A APD fala mesmo em “retrocesso civilizacional” quando olha para o CISM, considerando que a “institucionalização de pessoas com deficiência”, mesmo em “equipamentos dotados de serviços bem apetrechados”, mais não é que a “segregação de seres humanos”

O governo madeirense rejeita esta leitura. O Instituto de Segurança Social da Madeira (ISSM) lembra ao PÚBLICO que a “estrutura de lar residencial sempre existiu quer a nível regional, quer a nível nacional”, e que os utentes que irão ocupar este espaço já se encontram em regime de internamento, noutras instalações com menos condições.

“Só são institucionalizados os utentes cujos pais não têm condições ou possibilidades de transportar diariamente os seus familiares.
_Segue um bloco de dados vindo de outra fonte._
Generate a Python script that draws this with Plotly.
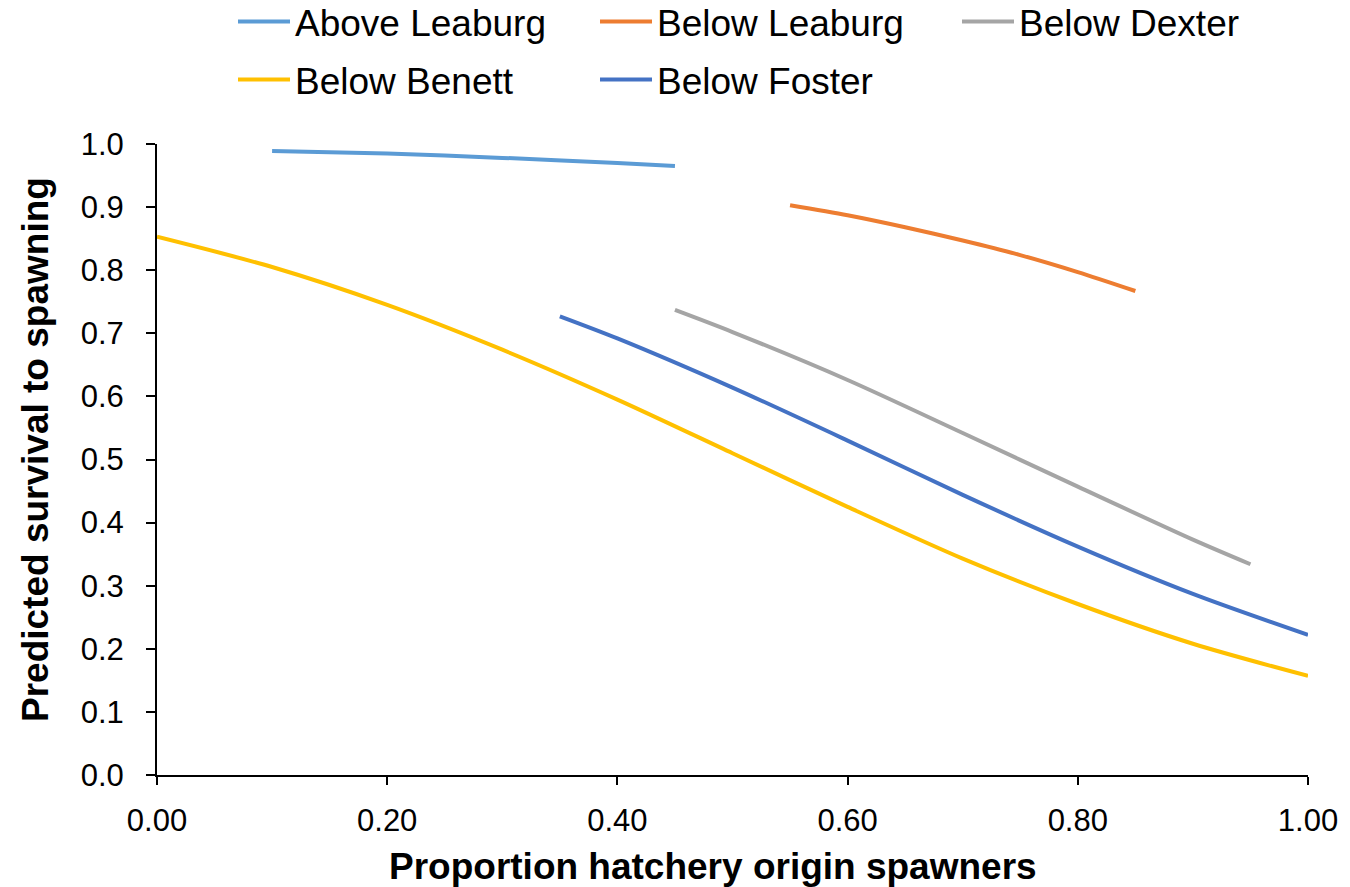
import plotly.graph_objects as go

# Predicted survival to spawning vs. proportion of hatchery-origin spawners
above_leaburg_x = [0.10, 0.20, 0.30, 0.40, 0.45]
above_leaburg_y = [0.989, 0.985, 0.978, 0.970, 0.965]

below_leaburg_x = [0.55, 0.60, 0.65, 0.70, 0.75, 0.80, 0.85]
below_leaburg_y = [0.903, 0.887, 0.868, 0.847, 0.824, 0.797, 0.767]

below_dexter_x = [0.45, 0.50, 0.60, 0.70, 0.80, 0.90, 0.95]
below_dexter_y = [0.737, 0.702, 0.626, 0.542, 0.457, 0.373, 0.334]

below_benett_x = [0.00, 0.10, 0.20, 0.30, 0.40, 0.50, 0.60, 0.70, 0.80, 0.90, 1.00]
below_benett_y = [0.853, 0.805, 0.745, 0.674, 0.595, 0.510, 0.425, 0.343, 0.271, 0.208, 0.157]

below_foster_x = [0.35, 0.40, 0.50, 0.60, 0.70, 0.80, 0.90, 1.00]
below_foster_y = [0.727, 0.692, 0.614, 0.530, 0.444, 0.362, 0.287, 0.222]

series = [
    ("Above Leaburg", above_leaburg_x, above_leaburg_y, "#5B9BD5", "legend"),
    ("Below Leaburg", below_leaburg_x, below_leaburg_y, "#ED7D31", "legend"),
    ("Below Dexter", below_dexter_x, below_dexter_y, "#A5A5A5", "legend"),
    ("Below Benett", below_benett_x, below_benett_y, "#FFC000", "legend2"),
    ("Below Foster", below_foster_x, below_foster_y, "#4472C4", "legend2"),
]

FONT = "Arial, Liberation Sans, sans-serif"

fig = go.Figure()
for name, xs, ys, color, leg in series:
    fig.add_trace(go.Scatter(
        x=xs, y=ys, name=name, mode="lines",
        line=dict(color=color, width=4, shape="spline", smoothing=0.8),
        legend=leg,
    ))

legend_common = dict(
    orientation="h",
    xref="container", yref="container",
    xanchor="left", yanchor="middle",
    font=dict(family=FONT, size=37, color="#000000"),
    entrywidth=295, entrywidthmode="pixels",
    itemwidth=52,
    bgcolor="rgba(0,0,0,0)",
    borderwidth=0,
    tracegroupgap=0,
)

fig.update_layout(
    width=1350, height=887,
    margin=dict(l=157, r=37, t=144, b=112),
    paper_bgcolor="white", plot_bgcolor="white",
    font=dict(family=FONT, color="#000000"),
    legend=dict(legend_common, x=233 / 1350, y=1 - 22 / 887),
    legend2=dict(legend_common, x=233 / 1350, y=1 - 80 / 887),
    xaxis=dict(
        range=[0, 1], dtick=0.2, tick0=0, tickformat=".2f",
        showgrid=False, zeroline=False,
        showline=True, linecolor="#000000", linewidth=2,
        ticks="outside", ticklen=8, tickwidth=2, tickcolor="#000000",
        tickfont=dict(family=FONT, size=31, color="#000000"),
        ticklabelstandoff=9,
    ),
    yaxis=dict(
        range=[0, 1], dtick=0.1, tick0=0, tickformat=".1f",
        showgrid=False, zeroline=False,
        showline=True, linecolor="#000000", linewidth=2,
        ticks="outside", ticklen=9, tickwidth=2, tickcolor="#000000",
        tickfont=dict(family=FONT, size=31, color="#000000"),
        ticklabelstandoff=16,
    ),
    annotations=[
        dict(text="<b>Proportion hatchery origin spawners</b>",
             xref="paper", yref="paper", x=(715 - 157) / 1156, y=0,
             xanchor="center", yanchor="middle", yshift=-91, showarrow=False,
             font=dict(family=FONT, size=37, color="#000000")),
        dict(text="<b>Predicted survival to spawning</b>",
             xref="paper", yref="paper", x=0, y=(775 - 450) / 631,
             xanchor="center", yanchor="middle", xshift=-122, textangle=-90,
             showarrow=False,
             font=dict(family=FONT, size=37, color="#000000")),
    ],
)

fig.write_html("out.html")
A decisão de institucionalizar cabe sempre aos familiares”, indica o ISSM, sublinhando que a única preocupação é “providenciar as melhores condições de vida possíveis” a pessoas com necessidades especiais, promovendo o acompanhamento das respectivas famílias.

Para o CISM, além do lar residencial, transitam serviços e valências dos vários centros de actividades ocupacionais (CAO) do Funchal. Os restantes, dispersos pela ilha, vão continuar a funcionar, mas também vão beneficiar das ofertas disponibilizadas na nova infra-estrutura.

A APD carrega nas críticas. O Estado português, lembra Ana Sezudo, ratificou a Convenção sobre os Direitos das Pessoas com Deficiência, reconhecendo a igualdade de direitos que todos têm de viver em comunidade. “[Portugal] comprometeu-se a tomar as medidas eficazes e apropriadas para a sua total inclusão e participação na comunidade”, diz, considerando que a “concentração e isolamento” de pessoas com deficiência numa instituição constitui uma “violação clara” destes compromissos.

“A Comissão sobre os Direitos das Pessoas com Deficiência nas observações finais sobre a implementação da convenção recomendou ao Estado português que eliminasse os locais de trabalho segregados, incluindo a revisão da legislação que regula os CAO, o que não foi feito até à data”, alerta a responsável pela APD.

O CISM, ressalva o executivo madeirense, não é única resposta da Madeira às pessoas com necessidades especiais. Existe, garante o gabinete de Rita Andrade, um conjunto de programas que promovem a inclusão, tanto ao nível do ensino como do emprego, que vão desde a majoração de subsídios a bolsas de formação e incentivos à contratação.